26 Jul 2017 19:39 IST

What the bankruptcy code could mean to you

In addition to empowering corporate creditors, the law helps individuals get financially stable too

In a recent landmark ruling, the Gujarat High Court rejected Essar Steel’s plea and cleared the way for banks to initiate insolvency proceedings against the company. The court’s ruling has helped maintain the sanctity of the new bankruptcy code and has given lenders stronger teeth to recover money from corporate defaulters.

Contrary to the common notion that the Insolvency and Bankruptcy Code (IBC) only applies to corporate borrowers, the law also has implications for you and me as individual borrowers and lenders.

If you, as a borrower, are stuck in a vicious cycle of debt and want to start afresh, the code offers you respite, as you can now initiate insolvency proceedings on your own.

And if, as an individual, you have lent large sums of money and are unable to recover them from your debtor, you too can hope for better tidings under the code.

Here’s what you need to know about the insolvency process outlined in the bankruptcy code.

What’s changed?

The main issue with the earlier bankruptcy process in India was that there were multiple laws governing insolvency. This delayed the entire resolution process. There was a lot of confusion on which judicial forum to approach; the bankruptcy code of 2016 put that to rest.

The law can impact you as a creditor and debtor. Much like banks and financial institutions, individuals too often throw good money after bad. The IBC 2016 now allows an individual who is not able to recover his/her money to file for an insolvency process. An individual creditor or group of creditors can hire an insolvency resolution professional to initiate the process through an application filed with the authorities. The resolution professional then coordinates the application, initiates the valuation of assets and more. With the new code gaining ground, many firms have started to offer such professional services. You can file your application with the help of these professionals, who will, in turn, file the application with the concerned authorities.

While the authority for corporate cases is the National Company Law Tribunal (NCLT), the Debt Recovery Tribunal (DRT) handles personal insolvency cases. The adjudication authority then admits the application for an insolvency resolution process.

The resolution plan is then drafted, which ensures that whatever possible is recovered from the borrower. Once the repayment plan is approved and the debtor pays the amount, the case is closed. Both the lender and the borrower get to move on.

Asset liquidation

But what if all the creditors are not on the same page? What if the insolvency process fails due to the inability of the borrower to honour payments under the newly-drawn-up resolution plan?

In such cases, the matter goes into bankruptcy or liquidation (of assets). The adjudicating authority issues a bankruptcy order. This is followed by the issuance of a public notice, wherein the creditors can claim from whatever is available based on the valuation of assets.
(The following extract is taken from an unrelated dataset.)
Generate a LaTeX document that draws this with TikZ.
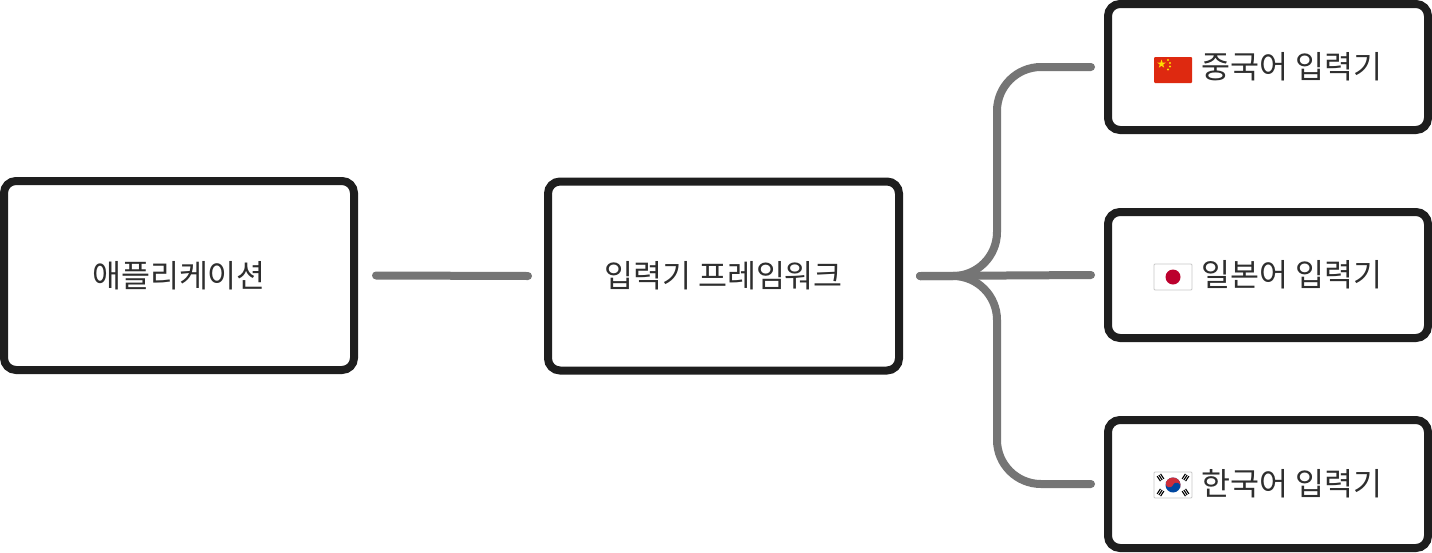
\documentclass[tikz,border=0pt]{standalone}
\usepackage{fontspec}
\setmainfont{Noto Sans CJK KR}
\usetikzlibrary{shapes.geometric}
\definecolor{boxline}{HTML}{1E1E1E}
\definecolor{conncol}{HTML}{757575}
\definecolor{txtcol}{HTML}{2E2E2E}
\definecolor{cnred}{HTML}{DE2910}
\definecolor{cnyel}{HTML}{FFDE00}
\definecolor{jpred}{HTML}{BC002D}
\definecolor{krred}{HTML}{CD2E3A}
\definecolor{krblue}{HTML}{0047A0}
\definecolor{flagedge}{HTML}{C8C8C8}
\newcommand{\krtrigram}[3]{%
  \begin{scope}[shift={(#1,#2)},rotate=#3]
    \fill[black] (-3,-2.6) rectangle (3,-1.5);
    \fill[black] (-3,-0.55) rectangle (3,0.55);
    \fill[black] (-3,1.5) rectangle (3,2.6);
  \end{scope}}
\begin{document}
\begin{tikzpicture}[x=1pt,y=-1pt,
  box/.style={draw=boxline, line width=8pt, rounded corners=12pt, fill=white,
    text=txtcol, font=\fontsize{31.5}{38}\selectfont, inner sep=0pt},
  bigbox/.style={box, minimum width=350pt, minimum height=189pt},
  langbox/.style={box, minimum width=320pt, minimum height=126pt},
  conn/.style={draw=conncol, line width=8pt, line cap=round},
  branch/.style={conn, rounded corners=44pt},
  flagrect/.style={line width=0.8pt, rounded corners=1pt}]
\useasboundingbox (0,0) rectangle (1432,552);
\fill[white] (0,0) rectangle (1432,552);

\node[bigbox] (app) at (179,275.5) {애플리케이션};
\node[bigbox, minimum width=351pt] (ime) at (723.5,276) {입력기 프레임워크};
\node[langbox] (cn) at (1268,67) {\hspace{48pt}중국어 입력기};
\node[langbox] (jp) at (1268,275) {\hspace{48pt}일본어 입력기};
\node[langbox, minimum height=128pt] (kr) at (1268,484) {\hspace{48pt}한국어 입력기};

% connectors
\draw[conn] ([xshift=18pt]app.east) -- ([xshift=-16pt]ime.west);
\coordinate (start) at ([xshift=17pt]ime.east);
\coordinate (trunk) at (997,276);
\coordinate (cnend) at ([xshift=-13pt]cn.west);
\coordinate (jpend) at ([xshift=-13pt]jp.west);
\coordinate (krend) at ([xshift=-13pt]kr.west);
\draw[branch] (start) -- (trunk |- start) -- (trunk |- cnend) -- (cnend);
\draw[branch] (start) -- (trunk |- start) -- (trunk |- krend) -- (krend);
\draw[conn] (start) -- (jpend);

% China flag
\begin{scope}[shift={(1173,70)}]
  \fill[cnred, flagrect] (-19,-13) rectangle (19,13);
  \node[star, star points=5, star point ratio=2.6, fill=cnyel, inner sep=0pt, minimum size=9pt] (cnstar) at (-11.5,-6) {};
  \fill[cnyel] (-5,-10) circle (1.1);
  \fill[cnyel] (-3,-7) circle (1.1);
  \fill[cnyel] (-3,-3.5) circle (1.1);
  \fill[cnyel] (-5,-0.5) circle (1.1);
\end{scope}

% Japan flag
\begin{scope}[shift={(1173,277)}]
  \filldraw[fill=white, draw=flagedge, flagrect] (-19,-13) rectangle (19,13);
  \fill[jpred] (0,0) circle (7.5);
\end{scope}

% Korea flag
\begin{scope}[shift={(1173,485)}]
  \filldraw[fill=white, draw=flagedge, flagrect] (-19,-13) rectangle (19,13);
  \begin{scope}[rotate=-20]
    \fill[krblue] (0,0) circle (7.5);
    \fill[krred] (7.5,0) arc (0:-180:7.5) -- cycle;
    \fill[krred] (-3.75,0) circle (3.75);
    \fill[krblue] (3.75,0) circle (3.75);
  \end{scope}
  \krtrigram{-12.5}{-7.5}{-57}
  \krtrigram{12.5}{-7.5}{57}
  \krtrigram{-12.5}{7.5}{57}
  \krtrigram{12.5}{7.5}{-57}
\end{scope}
\end{tikzpicture}
\end{document}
It is in the interest of both the lender and borrower to try and resolve the matter before going into bankruptcy. Why?

Once it goes into liquidation, the process could take longer (only the resolution is time-bound — 180 days plus a 90-day extension.). Also, in the process, you as a lender may end up recovering only a very small amount from the debtor.

As a borrower

It is not always lenders who need to recover money fast and move on. Sometimes, if you, as a borrower, are caught in a debt trap, you would like to start afresh and settle the matter with your creditor at the earliest. The interesting aspect with the new code is that it allows the debtor/borrower to initiate the insolvency-resolution process once they have defaulted on a debt.

So, if you feel that you do not have money to pay your creditors, you can also file an application with the authorities. The authorities then employ an insolvency resolution professional to assess whether a person is worthy of a fresh start or not. This is done based on the borrower’s income and assets and their debts. It is then decided how much they can pay and once that is settled, the debtor can have a fresh start.

If you are an entrepreneur, burdened with huge debt, you still have the chance to move on to new pastures. Remember, though, that this should be used as a last resort. Filing for bankruptcy can affect your credit score and hence, your future borrowing capacity.